### Work to be completed
Repeat the listing exactly as given, omitting every image.

Figure scripts

· · ·

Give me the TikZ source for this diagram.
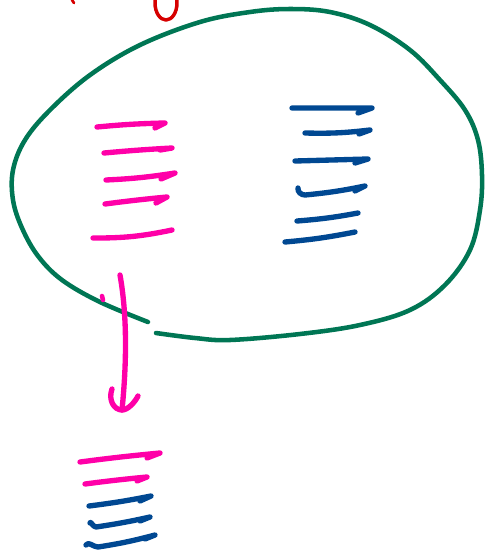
\documentclass[tikz,border=0pt]{standalone}
\usetikzlibrary{positioning}
\definecolor{vert}{RGB}{0,118,84}
\definecolor{rose}{RGB}{255,0,168}
\definecolor{bleu}{RGB}{0,72,146}
\definecolor{rouge}{RGB}{214,0,0}
\begin{document}
\begin{tikzpicture}[x=0.75pt,y=-0.75pt,line cap=round,line join=round,
  contour/.style={draw=vert,line width=3.4pt},
  trait/.style={line width=4pt},
  trait rose/.style={trait,draw=rose},
  trait bleu/.style={trait,draw=bleu}]

\tikzset{fleche/.style={rose,line width=4pt}}

\useasboundingbox (0,0) rectangle (495,558);
\clip (0,0) rectangle (495,558);

% le zero en haut
\draw[rouge,line width=2.6pt] (166,3) ellipse (11 and 17);
\draw[rouge,line width=2pt] (72,0) -- (74,3);

% l'ensemble
\draw[contour] plot[smooth,tension=0.6] coordinates {(156,333) (195,338) (230,340) (300,334) (360,325)
  (410,310) (445,285) (470,250) (480,210) (482,175) (478,140) (465,110) (440,80) (410,50)
  (370,25) (330,12) (290,9) (250,12) (200,22) (140,45) (90,75) (50,110) (25,140) (13,170)
  (13,200) (22,228) (38,256) (62,280) (100,302) (148,322)};

% traits roses
\draw[trait rose] (97,127) to[bend left=2] (165,123) -- (155,128);
\draw[trait rose] (104,153) to[bend left=1] (172,148) -- (160,150);
\draw[trait rose] (106,180) to[bend right=3] (175,173) -- (161,179);
\draw[trait rose] (105,204) to[bend left=1] (167,197) -- (156,203);
\draw[trait rose] (93,238) to[bend right=6] (172,230);

% traits bleus
\draw[trait bleu] (292,108) -- (372,108) -- (358,113);
\draw[trait bleu] (305,133) to[bend right=4] (370,130) -- (359,134);
\draw[trait bleu] (295,161) -- (368,159) -- (355,163);
\draw[trait bleu] (298,188) to[out=260,in=180] (305,195) to[bend right=3] (365,186) -- (355,191);
\draw[trait bleu] (297,221) to[bend right=3] (358,213);
\draw[trait bleu] (285,242) to[bend right=3] (355,232);

% la fleche
\coordinate (depart) at (120,275);
\coordinate (arrivee) at (122,410);
\draw[fleche] (depart) .. controls (128,320) and (126,370) .. (arrivee);
\draw[fleche] (112,389) .. controls (108,400) and (114,410) .. (arrivee)
  .. controls (128,410) and (135,402) .. (138,396);
\draw[rose,line width=3.4pt] (102,296) -- (103,300);

% traits du bas
\draw[trait rose] (80,462) to[bend left=1] (160,453) -- (147,458);
\draw[trait rose] (85,484) to[bend left=1] (147,477) -- (137,481);
\draw[trait bleu] (89,506) to[bend right=2] (151,496) -- (140,501);
\draw[trait bleu] (90,523) to[out=90,in=180] (96,527) to[bend right=2] (150,517) -- (140,521);
\draw[trait bleu] (86,545) to[out=60,in=180] (98,547) to[bend right=3] (155,535) -- (145,539);
\end{tikzpicture}
\end{document}
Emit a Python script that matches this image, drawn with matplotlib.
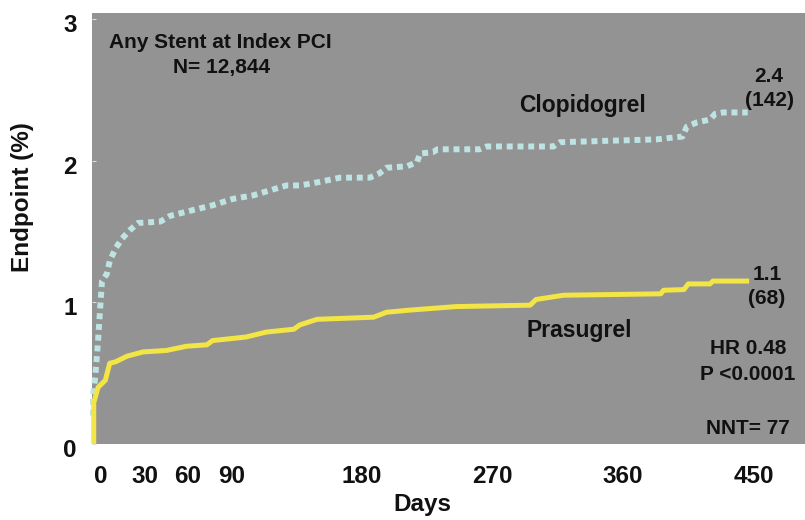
import matplotlib
matplotlib.use("Agg")
import matplotlib.pyplot as plt
import matplotlib.transforms as mtransforms

plt.rcParams['font.family'] = ['Liberation Sans', 'DejaVu Sans']

# curves (day, endpoint %)
clop_days = [-5.5, -5.5, -4, -2, -0.7, 0.7, 4, 6, 10, 14.5, 20, 25.5, 41, 47.6, 63, 77,
             91, 105, 116.5, 128, 137, 146, 153, 165, 185.5, 192, 197, 211, 218, 220,
             229, 232, 261, 266, 312, 316.5, 383, 401, 404, 411, 420, 423.5, 429, 446]
clop_vals = [0.2, 0.34, 0.47, 0.73, 0.94, 1.15, 1.20, 1.29, 1.38, 1.45, 1.51, 1.56, 1.57, 1.61,
             1.65, 1.685, 1.73, 1.755, 1.79, 1.825, 1.825, 1.84, 1.855, 1.88, 1.88, 1.91, 1.95,
             1.96, 1.99, 2.05, 2.06, 2.08, 2.08, 2.10, 2.10, 2.13, 2.15, 2.17, 2.24, 2.27,
             2.29, 2.33, 2.34, 2.34]

pras_days = [-5, -5, -2, 3, 6, 10, 18, 29, 45, 59, 73, 77, 100, 114, 133, 137, 149, 188,
             197, 213, 245, 296, 300, 319, 386, 388, 402, 405, 420, 422, 447]
pras_vals = [0.0, 0.29, 0.40, 0.45, 0.57, 0.58, 0.62, 0.65, 0.66, 0.69, 0.70, 0.73, 0.755,
             0.79, 0.81, 0.84, 0.88, 0.895, 0.93, 0.945, 0.97, 0.98, 1.02, 1.05, 1.06, 1.085,
             1.09, 1.13, 1.13, 1.15, 1.15]

x_ticks = [0, 30, 60, 90, 180, 270, 360, 450]
y_ticks = [0, 1, 2, 3]

fig = plt.figure(figsize=(8.05, 5.2), dpi=100)
ax = fig.add_axes([92 / 805, 1 - 444 / 520, 1 - 92 / 805, (444 - 13) / 520])
ax.set_facecolor('#939393')
for s in ax.spines.values():
    s.set_visible(False)

ax.plot(clop_days, clop_vals, color='#BDE3E3', lw=4.3,
        linestyle=(0, (1, 0.8)), dash_capstyle='butt', clip_on=False)
ax.plot(pras_days, pras_vals, color='#F2E545', lw=3.6,
        solid_capstyle='butt', clip_on=False)

ax.set_xlim(-6.2, 485.5)
ax.set_ylim(0.028, 3.042)
ax.set_xticks(x_ticks)
ax.set_yticks(y_ticks)
ax.tick_params(axis='x', length=0, pad=15, labelsize=17.5)
ax.tick_params(axis='y', length=3, direction='in', color='#dddddd', pad=11, labelsize=17.5)
for lab in ax.get_xticklabels() + ax.get_yticklabels():
    lab.set_fontweight('bold')
    lab.set_color('#111111')
off = mtransforms.ScaledTranslation(0, -4 / 100, fig.dpi_scale_trans)
for lab in ax.get_yticklabels():
    lab.set_transform(lab.get_transform() + off)

ax.set_xlabel('Days', fontsize=17.5, fontweight='bold', color='#111111', va='center')
ax.set_ylabel('Endpoint (%)', fontsize=17.5, fontweight='bold', color='#111111', va='center')
ax.xaxis.set_label_coords(0.464, -0.1415)
ax.yaxis.set_label_coords(-0.0968, 0.573)

tk = dict(fontsize=15, fontweight='bold', color='#111111', ha='center', va='center')
lk = dict(fontsize=16.5, fontweight='bold', color='#111111', ha='center', va='center')
px = lambda x, y: (x / 805, 1 - y / 520)
fig.text(*px(220, 42), 'Any Stent at Index PCI', **tk)
fig.text(*px(222, 67), 'N= 12,844', **tk)
fig.text(*px(582, 106), 'Clopidogrel', **lk)
fig.text(*px(579, 331), 'Prasugrel', **lk)
fig.text(*px(769, 76), '2.4', **tk)
fig.text(*px(769, 101), '(142)', **tk)
fig.text(*px(767, 274), '1.1', **tk)
fig.text(*px(767, 299), '(68)', **tk)
fig.text(*px(748, 348), 'HR 0.48', **tk)
fig.text(*px(748, 374), 'P <0.0001', **tk)
fig.text(*px(748, 428), 'NNT= 77', **tk)

fig.savefig('out.png', dpi=100)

· · ·

### Written solution
Give me the TikZ source for this diagram.
\documentclass[tikz,border=0pt]{standalone}
\usetikzlibrary{positioning}
\definecolor{vert}{RGB}{0,118,84}
\definecolor{rose}{RGB}{255,0,168}
\definecolor{bleu}{RGB}{0,72,146}
\definecolor{rouge}{RGB}{214,0,0}
\begin{document}
\begin{tikzpicture}[x=0.75pt,y=-0.75pt,line cap=round,line join=round,
  contour/.style={draw=vert,line width=3.4pt},
  trait/.style={line width=4pt},
  trait rose/.style={trait,draw=rose},
  trait bleu/.style={trait,draw=bleu}]

\tikzset{fleche/.style={rose,line width=4pt}}

\useasboundingbox (0,0) rectangle (495,558);
\clip (0,0) rectangle (495,558);

% le zero en haut
\draw[rouge,line width=2.6pt] (166,3) ellipse (11 and 17);
\draw[rouge,line width=2pt] (72,0) -- (74,3);

% l'ensemble
\draw[contour] plot[smooth,tension=0.6] coordinates {(156,333) (195,338) (230,340) (300,334) (360,325)
  (410,310) (445,285) (470,250) (480,210) (482,175) (478,140) (465,110) (440,80) (410,50)
  (370,25) (330,12) (290,9) (250,12) (200,22) (140,45) (90,75) (50,110) (25,140) (13,170)
  (13,200) (22,228) (38,256) (62,280) (100,302) (148,322)};

% traits roses
\draw[trait rose] (97,127) to[bend left=2] (165,123) -- (155,128);
\draw[trait rose] (104,153) to[bend left=1] (172,148) -- (160,150);
\draw[trait rose] (106,180) to[bend right=3] (175,173) -- (161,179);
\draw[trait rose] (105,204) to[bend left=1] (167,197) -- (156,203);
\draw[trait rose] (93,238) to[bend right=6] (172,230);

% traits bleus
\draw[trait bleu] (292,108) -- (372,108) -- (358,113);
\draw[trait bleu] (305,133) to[bend right=4] (370,130) -- (359,134);
\draw[trait bleu] (295,161) -- (368,159) -- (355,163);
\draw[trait bleu] (298,188) to[out=260,in=180] (305,195) to[bend right=3] (365,186) -- (355,191);
\draw[trait bleu] (297,221) to[bend right=3] (358,213);
\draw[trait bleu] (285,242) to[bend right=3] (355,232);

% la fleche
\coordinate (depart) at (120,275);
\coordinate (arrivee) at (122,410);
\draw[fleche] (depart) .. controls (128,320) and (126,370) .. (arrivee);
\draw[fleche] (112,389) .. controls (108,400) and (114,410) .. (arrivee)
  .. controls (128,410) and (135,402) .. (138,396);
\draw[rose,line width=3.4pt] (102,296) -- (103,300);

% traits du bas
\draw[trait rose] (80,462) to[bend left=1] (160,453) -- (147,458);
\draw[trait rose] (85,484) to[bend left=1] (147,477) -- (137,481);
\draw[trait bleu] (89,506) to[bend right=2] (151,496) -- (140,501);
\draw[trait bleu] (90,523) to[out=90,in=180] (96,527) to[bend right=2] (150,517) -- (140,521);
\draw[trait bleu] (86,545) to[out=60,in=180] (98,547) to[bend right=3] (155,535) -- (145,539);
\end{tikzpicture}
\end{document}
Emit a Python script that matches this image, drawn with matplotlib.
import matplotlib
matplotlib.use("Agg")
import matplotlib.pyplot as plt
import matplotlib.transforms as mtransforms

plt.rcParams['font.family'] = ['Liberation Sans', 'DejaVu Sans']

# curves (day, endpoint %)
clop_days = [-5.5, -5.5, -4, -2, -0.7, 0.7, 4, 6, 10, 14.5, 20, 25.5, 41, 47.6, 63, 77,
             91, 105, 116.5, 128, 137, 146, 153, 165, 185.5, 192, 197, 211, 218, 220,
             229, 232, 261, 266, 312, 316.5, 383, 401, 404, 411, 420, 423.5, 429, 446]
clop_vals = [0.2, 0.34, 0.47, 0.73, 0.94, 1.15, 1.20, 1.29, 1.38, 1.45, 1.51, 1.56, 1.57, 1.61,
             1.65, 1.685, 1.73, 1.755, 1.79, 1.825, 1.825, 1.84, 1.855, 1.88, 1.88, 1.91, 1.95,
             1.96, 1.99, 2.05, 2.06, 2.08, 2.08, 2.10, 2.10, 2.13, 2.15, 2.17, 2.24, 2.27,
             2.29, 2.33, 2.34, 2.34]

pras_days = [-5, -5, -2, 3, 6, 10, 18, 29, 45, 59, 73, 77, 100, 114, 133, 137, 149, 188,
             197, 213, 245, 296, 300, 319, 386, 388, 402, 405, 420, 422, 447]
pras_vals = [0.0, 0.29, 0.40, 0.45, 0.57, 0.58, 0.62, 0.65, 0.66, 0.69, 0.70, 0.73, 0.755,
             0.79, 0.81, 0.84, 0.88, 0.895, 0.93, 0.945, 0.97, 0.98, 1.02, 1.05, 1.06, 1.085,
             1.09, 1.13, 1.13, 1.15, 1.15]

x_ticks = [0, 30, 60, 90, 180, 270, 360, 450]
y_ticks = [0, 1, 2, 3]

fig = plt.figure(figsize=(8.05, 5.2), dpi=100)
ax = fig.add_axes([92 / 805, 1 - 444 / 520, 1 - 92 / 805, (444 - 13) / 520])
ax.set_facecolor('#939393')
for s in ax.spines.values():
    s.set_visible(False)

ax.plot(clop_days, clop_vals, color='#BDE3E3', lw=4.3,
        linestyle=(0, (1, 0.8)), dash_capstyle='butt', clip_on=False)
ax.plot(pras_days, pras_vals, color='#F2E545', lw=3.6,
        solid_capstyle='butt', clip_on=False)

ax.set_xlim(-6.2, 485.5)
ax.set_ylim(0.028, 3.042)
ax.set_xticks(x_ticks)
ax.set_yticks(y_ticks)
ax.tick_params(axis='x', length=0, pad=15, labelsize=17.5)
ax.tick_params(axis='y', length=3, direction='in', color='#dddddd', pad=11, labelsize=17.5)
for lab in ax.get_xticklabels() + ax.get_yticklabels():
    lab.set_fontweight('bold')
    lab.set_color('#111111')
off = mtransforms.ScaledTranslation(0, -4 / 100, fig.dpi_scale_trans)
for lab in ax.get_yticklabels():
    lab.set_transform(lab.get_transform() + off)

ax.set_xlabel('Days', fontsize=17.5, fontweight='bold', color='#111111', va='center')
ax.set_ylabel('Endpoint (%)', fontsize=17.5, fontweight='bold', color='#111111', va='center')
ax.xaxis.set_label_coords(0.464, -0.1415)
ax.yaxis.set_label_coords(-0.0968, 0.573)

tk = dict(fontsize=15, fontweight='bold', color='#111111', ha='center', va='center')
lk = dict(fontsize=16.5, fontweight='bold', color='#111111', ha='center', va='center')
px = lambda x, y: (x / 805, 1 - y / 520)
fig.text(*px(220, 42), 'Any Stent at Index PCI', **tk)
fig.text(*px(222, 67), 'N= 12,844', **tk)
fig.text(*px(582, 106), 'Clopidogrel', **lk)
fig.text(*px(579, 331), 'Prasugrel', **lk)
fig.text(*px(769, 76), '2.4', **tk)
fig.text(*px(769, 101), '(142)', **tk)
fig.text(*px(767, 274), '1.1', **tk)
fig.text(*px(767, 299), '(68)', **tk)
fig.text(*px(748, 348), 'HR 0.48', **tk)
fig.text(*px(748, 374), 'P <0.0001', **tk)
fig.text(*px(748, 428), 'NNT= 77', **tk)

fig.savefig('out.png', dpi=100)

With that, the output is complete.